The accident happened around 9 last night as the toddler's uncle backed out of the driveway. He apparently didn't see the little girl, and ran over her.
Today 18 month old Jessica Motzkus' picture adorns the front of the house, with the words "we love and miss you."
Family, friends and neighbors have also created a small memorial to the little girl on the front lawn.
They've brought stuffed animals, flowers and posters to lay in honor of the toddler... whose death has hit close to home.
Pat Mumford, Neighbor: "I have small children at home and I think, that could have been us."
Many people realize it's an accident that can happen when you least expect it. But there are some things you can do to avoid a tragedy like this.
An accident like this is something no family ever wants to deal with. But little kids are often in areas a car can't see, especially when they're playing on the ground.
The case in West Valley did happen with a van, which is higher off the ground. But we found today, it's not just vans and larger SUVs that pose a problem.
West Valley police say several children were playing outside while a man was inside visiting family members. When it was time for the man to leave, he backed up his white company van and didn't see his 18-month-old niece behind the car.
Sgt. Steve Angell, West Valley Police Dept.: "From what I've gathered, it looks as if she was completely in a blind spot and there was no way he could have seen her as he was backing up."
Jessica Motzkus was flown by medical helicopter to Primary Children's Medical Center. But she didn't make it through the night. A safety group called Kids and Cars says last year, at least 72 children in the U.S. were killed in similar accidents.
Sgt. Shawn Judd, Utah Highway Patrol: "Probably the best thing you can do is to simply walk around your vehicle and make sure the area is clear, especially if you're in an area where there is small children."

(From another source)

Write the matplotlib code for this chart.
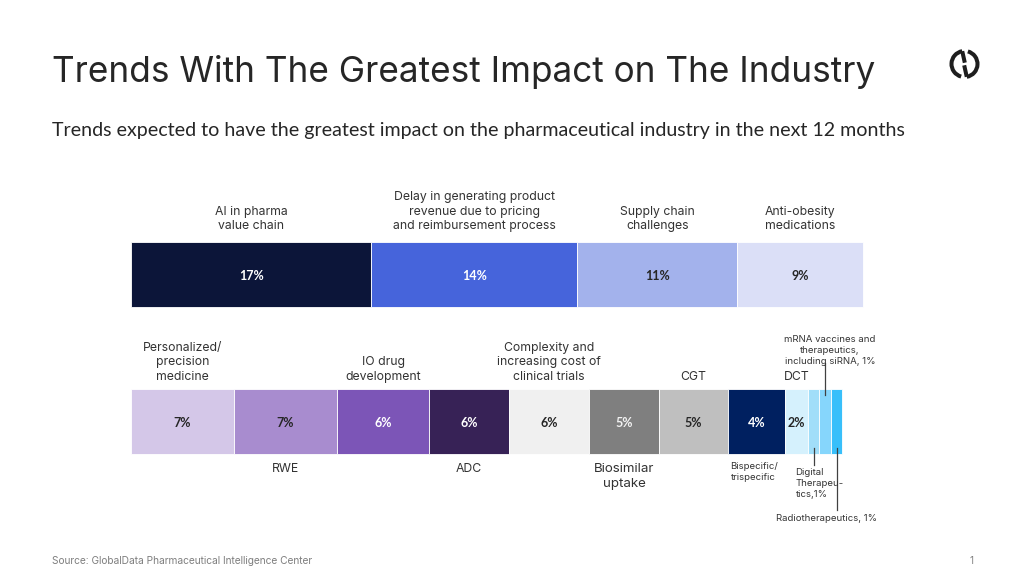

So how far can you see behind your car? And how big is that blind spot area? We decided to put these questions to the test.
As I sat in an SUV, Sgt. Judd placed a stack of cones two feet high behind the car. He moved them until I could see the top of them... and then we measured the distance to the bumper.
Sgt. Shawn Judd, Utah Highway Patrol: "It's 21 feet."
Then we did the same thing in a car. And we were surprised by the results.
Sgt. Shawn Judd, Utah Highway Patrol: "It's 22 and a half feet."
And then there's the issue of the blind spot.
Sgt. Shawn Judd, Utah Highway Patrol: "There's just areas that you're not gonna be able to see. So it shows you just have to be very aware of what's behind you before you start backing up."
The position you have in a car can also help a little.
It's best to put one hand on the seat next to you and twist to look over your shoulder. This gives you an additional few inches of vision out the back window.
Of course, each car is different so it's best to know where your kids are at all times.